- **WRITTEN INSTRUCTION**: Set down each line of the material that follows, exactly, with no pictures.

○ ○ ○ ○

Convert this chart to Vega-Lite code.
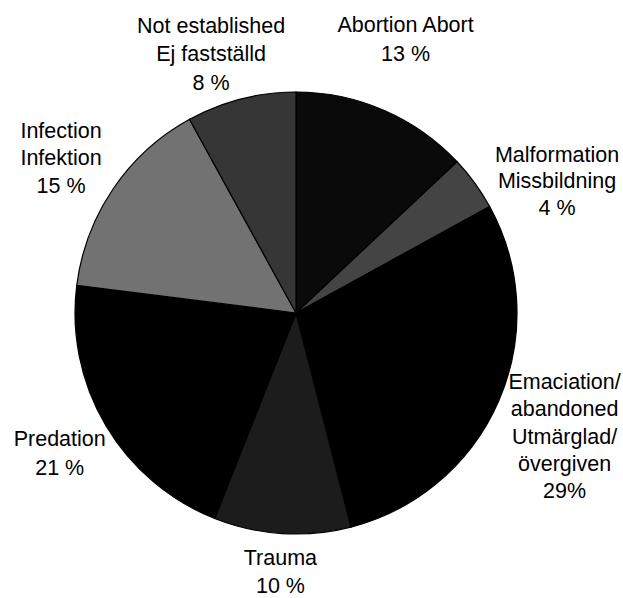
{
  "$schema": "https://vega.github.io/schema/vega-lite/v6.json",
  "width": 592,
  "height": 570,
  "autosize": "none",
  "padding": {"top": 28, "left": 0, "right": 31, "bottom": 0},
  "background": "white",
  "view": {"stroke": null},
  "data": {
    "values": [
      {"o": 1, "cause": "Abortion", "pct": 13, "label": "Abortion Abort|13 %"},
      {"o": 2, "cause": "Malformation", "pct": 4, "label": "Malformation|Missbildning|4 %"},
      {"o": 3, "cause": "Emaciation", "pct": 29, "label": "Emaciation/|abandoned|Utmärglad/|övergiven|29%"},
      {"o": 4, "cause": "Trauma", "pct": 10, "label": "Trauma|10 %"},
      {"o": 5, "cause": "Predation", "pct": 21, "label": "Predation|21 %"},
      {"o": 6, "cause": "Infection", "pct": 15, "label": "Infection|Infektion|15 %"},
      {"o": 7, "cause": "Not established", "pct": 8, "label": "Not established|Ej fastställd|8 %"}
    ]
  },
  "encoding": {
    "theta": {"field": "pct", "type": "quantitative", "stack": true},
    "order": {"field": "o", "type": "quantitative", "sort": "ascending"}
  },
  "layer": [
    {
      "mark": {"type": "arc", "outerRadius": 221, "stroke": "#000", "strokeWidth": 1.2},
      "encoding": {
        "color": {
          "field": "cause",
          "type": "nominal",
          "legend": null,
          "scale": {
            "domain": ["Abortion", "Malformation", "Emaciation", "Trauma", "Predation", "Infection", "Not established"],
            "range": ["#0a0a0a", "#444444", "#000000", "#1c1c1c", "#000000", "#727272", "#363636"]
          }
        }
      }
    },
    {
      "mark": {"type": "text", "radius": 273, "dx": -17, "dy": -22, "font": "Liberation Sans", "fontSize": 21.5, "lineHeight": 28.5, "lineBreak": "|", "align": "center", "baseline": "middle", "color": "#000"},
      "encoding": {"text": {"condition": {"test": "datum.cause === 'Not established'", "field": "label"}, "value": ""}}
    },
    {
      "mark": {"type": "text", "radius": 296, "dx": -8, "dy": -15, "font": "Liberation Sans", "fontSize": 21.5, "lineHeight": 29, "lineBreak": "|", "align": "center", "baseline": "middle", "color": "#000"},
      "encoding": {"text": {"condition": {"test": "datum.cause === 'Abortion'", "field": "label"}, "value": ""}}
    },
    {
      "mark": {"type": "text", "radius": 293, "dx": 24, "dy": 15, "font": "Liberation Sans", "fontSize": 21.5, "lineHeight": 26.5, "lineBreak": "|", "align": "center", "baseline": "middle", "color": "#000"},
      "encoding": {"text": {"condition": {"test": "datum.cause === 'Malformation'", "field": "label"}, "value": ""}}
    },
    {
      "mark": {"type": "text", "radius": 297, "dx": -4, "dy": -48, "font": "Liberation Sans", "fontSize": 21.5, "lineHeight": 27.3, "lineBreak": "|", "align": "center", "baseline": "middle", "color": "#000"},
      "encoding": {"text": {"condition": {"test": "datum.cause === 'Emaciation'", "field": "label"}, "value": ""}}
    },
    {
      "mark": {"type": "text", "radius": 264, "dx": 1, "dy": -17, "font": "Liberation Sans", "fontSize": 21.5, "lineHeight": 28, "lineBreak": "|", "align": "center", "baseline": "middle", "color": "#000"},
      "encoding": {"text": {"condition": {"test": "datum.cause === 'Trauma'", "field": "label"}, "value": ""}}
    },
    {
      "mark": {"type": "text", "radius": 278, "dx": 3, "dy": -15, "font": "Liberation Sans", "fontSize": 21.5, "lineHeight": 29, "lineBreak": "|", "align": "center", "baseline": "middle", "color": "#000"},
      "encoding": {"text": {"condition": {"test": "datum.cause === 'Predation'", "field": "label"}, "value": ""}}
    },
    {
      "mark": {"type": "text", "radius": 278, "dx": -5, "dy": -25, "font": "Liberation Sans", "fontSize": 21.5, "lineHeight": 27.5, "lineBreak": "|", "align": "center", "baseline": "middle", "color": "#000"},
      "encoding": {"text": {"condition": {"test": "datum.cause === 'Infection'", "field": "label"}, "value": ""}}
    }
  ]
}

○ ○ ○ ○

- **IN RESPONSE**:
Convert this chart to Vega-Lite code.
{
  "$schema": "https://vega.github.io/schema/vega-lite/v6.json",
  "width": 592,
  "height": 570,
  "autosize": "none",
  "padding": {"top": 28, "left": 0, "right": 31, "bottom": 0},
  "background": "white",
  "view": {"stroke": null},
  "data": {
    "values": [
      {"o": 1, "cause": "Abortion", "pct": 13, "label": "Abortion Abort|13 %"},
      {"o": 2, "cause": "Malformation", "pct": 4, "label": "Malformation|Missbildning|4 %"},
      {"o": 3, "cause": "Emaciation", "pct": 29, "label": "Emaciation/|abandoned|Utmärglad/|övergiven|29%"},
      {"o": 4, "cause": "Trauma", "pct": 10, "label": "Trauma|10 %"},
      {"o": 5, "cause": "Predation", "pct": 21, "label": "Predation|21 %"},
      {"o": 6, "cause": "Infection", "pct": 15, "label": "Infection|Infektion|15 %"},
      {"o": 7, "cause": "Not established", "pct": 8, "label": "Not established|Ej fastställd|8 %"}
    ]
  },
  "encoding": {
    "theta": {"field": "pct", "type": "quantitative", "stack": true},
    "order": {"field": "o", "type": "quantitative", "sort": "ascending"}
  },
  "layer": [
    {
      "mark": {"type": "arc", "outerRadius": 221, "stroke": "#000", "strokeWidth": 1.2},
      "encoding": {
        "color": {
          "field": "cause",
          "type": "nominal",
          "legend": null,
          "scale": {
            "domain": ["Abortion", "Malformation", "Emaciation", "Trauma", "Predation", "Infection", "Not established"],
            "range": ["#0a0a0a", "#444444", "#000000", "#1c1c1c", "#000000", "#727272", "#363636"]
          }
        }
      }
    },
    {
      "mark": {"type": "text", "radius": 273, "dx": -17, "dy": -22, "font": "Liberation Sans", "fontSize": 21.5, "lineHeight": 28.5, "lineBreak": "|", "align": "center", "baseline": "middle", "color": "#000"},
      "encoding": {"text": {"condition": {"test": "datum.cause === 'Not established'", "field": "label"}, "value": ""}}
    },
    {
      "mark": {"type": "text", "radius": 296, "dx": -8, "dy": -15, "font": "Liberation Sans", "fontSize": 21.5, "lineHeight": 29, "lineBreak": "|", "align": "center", "baseline": "middle", "color": "#000"},
      "encoding": {"text": {"condition": {"test": "datum.cause === 'Abortion'", "field": "label"}, "value": ""}}
    },
    {
      "mark": {"type": "text", "radius": 293, "dx": 24, "dy": 15, "font": "Liberation Sans", "fontSize": 21.5, "lineHeight": 26.5, "lineBreak": "|", "align": "center", "baseline": "middle", "color": "#000"},
      "encoding": {"text": {"condition": {"test": "datum.cause === 'Malformation'", "field": "label"}, "value": ""}}
    },
    {
      "mark": {"type": "text", "radius": 297, "dx": -4, "dy": -48, "font": "Liberation Sans", "fontSize": 21.5, "lineHeight": 27.3, "lineBreak": "|", "align": "center", "baseline": "middle", "color": "#000"},
      "encoding": {"text": {"condition": {"test": "datum.cause === 'Emaciation'", "field": "label"}, "value": ""}}
    },
    {
      "mark": {"type": "text", "radius": 264, "dx": 1, "dy": -17, "font": "Liberation Sans", "fontSize": 21.5, "lineHeight": 28, "lineBreak": "|", "align": "center", "baseline": "middle", "color": "#000"},
      "encoding": {"text": {"condition": {"test": "datum.cause === 'Trauma'", "field": "label"}, "value": ""}}
    },
    {
      "mark": {"type": "text", "radius": 278, "dx": 3, "dy": -15, "font": "Liberation Sans", "fontSize": 21.5, "lineHeight": 29, "lineBreak": "|", "align": "center", "baseline": "middle", "color": "#000"},
      "encoding": {"text": {"condition": {"test": "datum.cause === 'Predation'", "field": "label"}, "value": ""}}
    },
    {
      "mark": {"type": "text", "radius": 278, "dx": -5, "dy": -25, "font": "Liberation Sans", "fontSize": 21.5, "lineHeight": 27.5, "lineBreak": "|", "align": "center", "baseline": "middle", "color": "#000"},
      "encoding": {"text": {"condition": {"test": "datum.cause === 'Infection'", "field": "label"}, "value": ""}}
    }
  ]
}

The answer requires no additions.